Direct Statutory Merger
A direct statutory merger is a common merger in which the acquiring company acquires all of the target company's assets and liabilities. The target company then operates under the surviving company's name and is considered liquidated. All target company shareholders are either compensated for their shares or hold shares in the surviving company.
Forward Triangular Merger
In a forward triangular merger, also known as an indirect merger, the target company merges into a subsidiary of the acquiring company. This M&A deal structure normally takes place when the merger combines both cash and stock. Because the target company is merging into a subsidiary rather than directly into the acquiring company, the acquiring company is protected from the target's liabilities.

Concerning shareholders, the acquisition subsidiary compensates the target's shareholders with stock, but up to 50% of their compensation can be in the form of cash and other non-stock options.
Reverse Triangular Merger
The common reverse triangular merger, like a forward triangular merger, also shelters the acquiring company from the target's liabilities because it is not a direct merger. However, in this case, the acquisition subsidiary is not the surviving company.
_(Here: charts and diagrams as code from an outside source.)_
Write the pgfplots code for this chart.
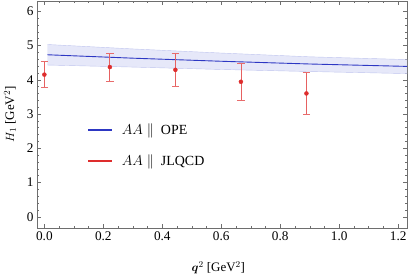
\documentclass[border=0pt]{standalone}
\usepackage{amsmath}
\usepackage{pgfplots}
\pgfplotsset{compat=1.18}
\usepackage{fontspec}
\setmainfont{Liberation Serif}
\usepgfplotslibrary{fillbetween}
\definecolor{opeblue}{RGB}{45,55,195}
\definecolor{bandfill}{RGB}{226,228,248}
\definecolor{bandedge}{RGB}{190,196,238}
\definecolor{jlred}{RGB}{222,45,45}
\definecolor{framegray}{RGB}{110,110,110}
\begin{document}
\begin{tikzpicture}
\begin{axis}[
  at={(0,0)}, anchor=south west,
  scale only axis, width=370bp, height=227bp,
  xmin=-0.025, xmax=1.23, ymin=-0.33, ymax=6.3,
  xtick={0,0.2,...,1.2}, ytick={0,1,...,6},
  xticklabels={0.0,0.2,0.4,0.6,0.8,1.0,1.2},
  minor x tick num=3, minor y tick num=4,
  tick align=inside,
  major tick length=4pt, minor tick length=2pt,
  axis line style={framegray},
  every tick/.style={framegray},
  /pgf/number format/assume math mode=true,
  tick label style={font=\fontsize{13.3}{15}\selectfont},
  xlabel={$\boldsymbol{q}^2$ [GeV$^2$]},
  ylabel={$H_1$ [GeV$^2$]},
  xlabel style={at={(axis description cs:0.49,0)}, yshift=-40bp, anchor=center},
  ylabel style={at={(axis description cs:-0.073,0.5)}, anchor=center},
  label style={font=\fontsize{13}{15}\selectfont},
  legend style={draw=none, fill=none, at={(0.128,0.477)}, anchor=north west, row sep=15pt, font=\fontsize{14}{16}\selectfont},
  legend cell align=left,
  legend image code/.code={\draw[#1, line width=1.6pt] (0bp,0bp) -- (24bp,0bp); \path (31bp,0bp);},
]
\addplot[name path=up, bandedge, forget plot] coordinates {
 (0.01,5.03) (0.3,4.9) (0.6,4.78) (0.9,4.67) (1.23,4.59)};
\addplot[name path=lo, bandedge, forget plot] coordinates {
 (0.01,4.43) (0.3,4.37) (0.6,4.3) (0.9,4.24) (1.23,4.18)};
\addplot[bandfill, fill opacity=0.85, forget plot] fill between[of=up and lo];
\addplot[opeblue, line width=0.9pt] coordinates {
 (0.01,4.73) (0.3,4.63) (0.6,4.54) (0.9,4.46) (1.23,4.39)};
\addlegendentry{$AA\parallel$\ \ OPE}
\addplot[jlred, only marks, mark=*, mark size=2pt, forget plot,
  error bars/.cd, y dir=both, y explicit,
  error bar style={jlred!75, line width=0.8pt},
  error mark options={rotate=90, mark size=3.8pt, jlred!70, line width=0.8pt}]
 coordinates {
 (0,4.15) +- (0,0.385)
 (0.2222,4.37) +- (0,0.41)
 (0.4444,4.29) +- (0,0.475)
 (0.6667,3.94) +- (0,0.55)
 (0.8889,3.60) +- (0,0.605)
};
\addlegendimage{jlred}
\addlegendentry{$AA\parallel$\ \ JLQCD}
\end{axis}
\pgfresetboundingbox
\path[use as bounding box] (-37bp,-47bp) rectangle (372bp,228bp);
\end{tikzpicture}
\end{document}
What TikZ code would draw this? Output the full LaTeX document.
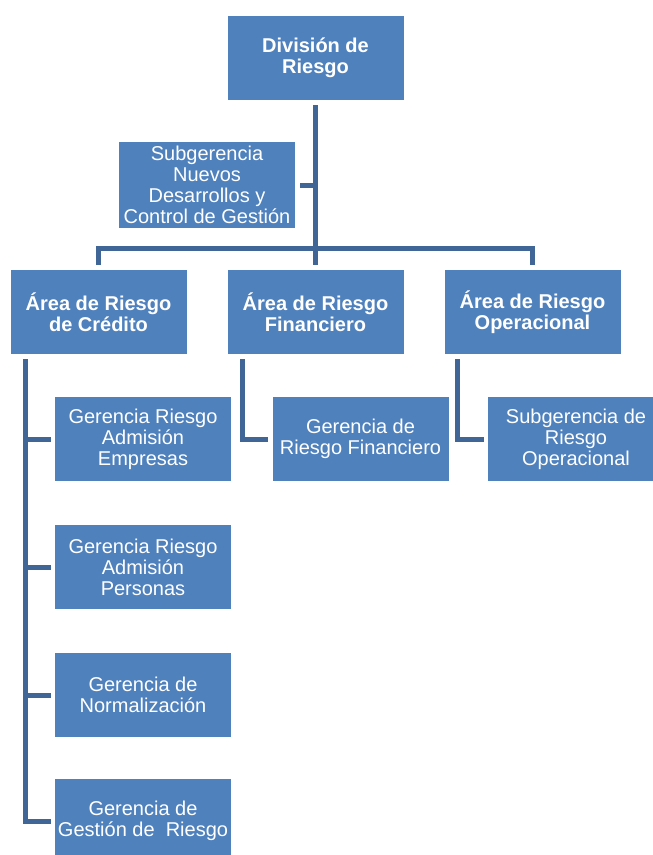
\documentclass[tikz,border=0pt]{standalone}
\usepackage{fontspec}
\setmainfont{Liberation Sans}
\definecolor{boxblue}{RGB}{79,129,189}
\definecolor{linkblue}{RGB}{64,102,152}
\begin{document}
\begin{tikzpicture}[x=1pt,y=-1pt,
			unit/.style={rectangle,fill=boxblue,text=white,minimum width=176pt,minimum height=84pt,
				inner sep=0pt,align=center,font=\fontsize{20}{21}\selectfont},
			head/.style={unit,font=\fontsize{20}{21}\selectfont\bfseries},
			link/.style={draw=linkblue,line width=5pt},]
\useasboundingbox (0,0) rectangle (653,855);
% top
\node[head] (div) at (315.5,58) {División de\\Riesgo};
\node[unit,minimum height=86pt] (sub) at (207,185) {Subgerencia\\Nuevos\\Desarrollos y\\Control de Gestión};
% areas
\node[head] (cred) at (98.5,312) {Área de Riesgo\\de Crédito};
\node[head] (fin) at (315.5,312) {Área de Riesgo\\Financiero};
\node[head] (ope) at (532.5,312) {Área de Riesgo\\Operacional};
% gerencias
\node[unit] (emp) at (143,439) {Gerencia Riesgo\\Admisión\\Empresas};
\node[unit] (per) at (143,567) {Gerencia Riesgo\\Admisión\\Personas};
\node[unit] (nor) at (143,695) {Gerencia de\\Normalización};
\node[unit] (ges) at (143,821) {Gerencia de\\Gestión de~~Riesgo};
\node[unit] (fin3) at (360.5,439) {Gerencia de\\Riesgo Financiero};
\node[unit] (ope3) at (576,439) {Subgerencia de\\Riesgo\\Operacional};
% connectors
\coordinate (junc) at (315.5,248);
\draw[link,shorten <=5pt,shorten >=5pt] (div.south) -- (fin.north);
\draw[link,shorten <=5pt] (sub.east) -- (sub.east -| div.south);
\draw[link,shorten <=5pt,shorten >=5pt] (cred.north) |- (junc) -| (ope.north);
\coordinate (credl) at ([xshift=15pt]cred.south west);
\draw[link,shorten <=5pt,shorten >=4pt] (credl) |- (ges.west);
\foreach \n in {emp,per,nor}
	\draw[link,shorten >=4pt] (credl |- \n.west) -- (\n.west);
\draw[link,shorten <=5pt,shorten >=4pt] ([xshift=15pt]fin.south west) |- (fin3.west);
\draw[link,shorten <=5pt,shorten >=4pt] ([xshift=13pt]ope.south west) |- (ope3.west);
\end{tikzpicture}
\end{document}
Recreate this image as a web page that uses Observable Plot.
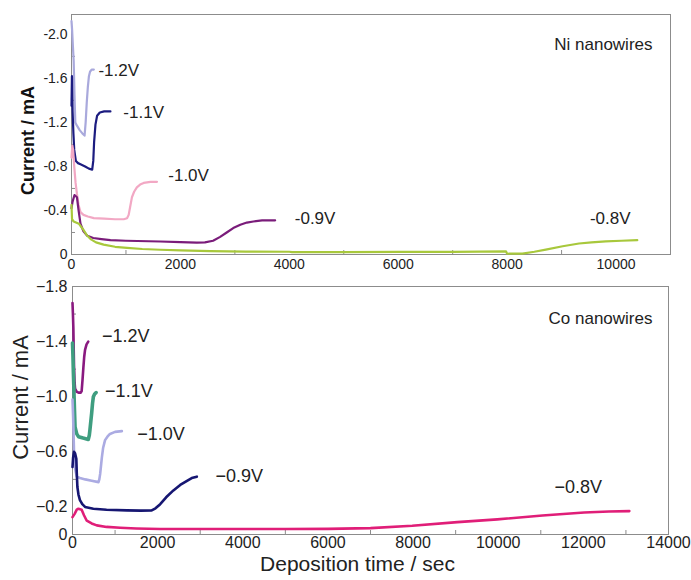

Instead, it purchases the target company and merges into it as a wholly-owned subsidiary of the acquiring company. The buyer's stock or cash is issued to the target company's shareholders.

The reverse triangular merger is a popular M&A deal structure because the surviving target company is preserved. So it keeps its business contracts and does not have to transfer its assets to the acquiring company, which may not be possible otherwise with anti-assignment clauses. This method allows the acquiring company to access and control the target's business contracts, preserving the target's business continuity.
Acquiring Company Purchases Shares of Target Company

A share sale is more straightforward than a merger. In a share sale, the acquiring company purchases the target company's stock from its shareholders. Rather than merging companies and dealing with complex contract reassignments, the target company retains its name and business contracts under a new owner.
Acquiring Company Purchases Assets from Target Company
An asset sale does not deal with the target company's shareholders. Instead, the acquiring company chooses specific assets (and sometimes assumes liabilities) that it wants to purchase and finds valuable. The target company remains in operation and does not have to merge or liquidate
Which Structure Should You Choose?
As can be seen by reviewing the charts of each M&A deal structure, there are four methods to purchase the shares in a company and one way to buy a company's assets.

The four share purchase methods include the three merger varieties plus the purchase of the target company's shares from the target company shareholders. In contrast, there is only one acquisition method by which the acquiring company purchases the target company's assets shown in the above diagrams.

Therefore, the question presented to you, the seller (as well as any buyer), is whether the four share acquisition methods should be employed or whether the asset acquisition method should be employed to effectuate the sale of the company's business.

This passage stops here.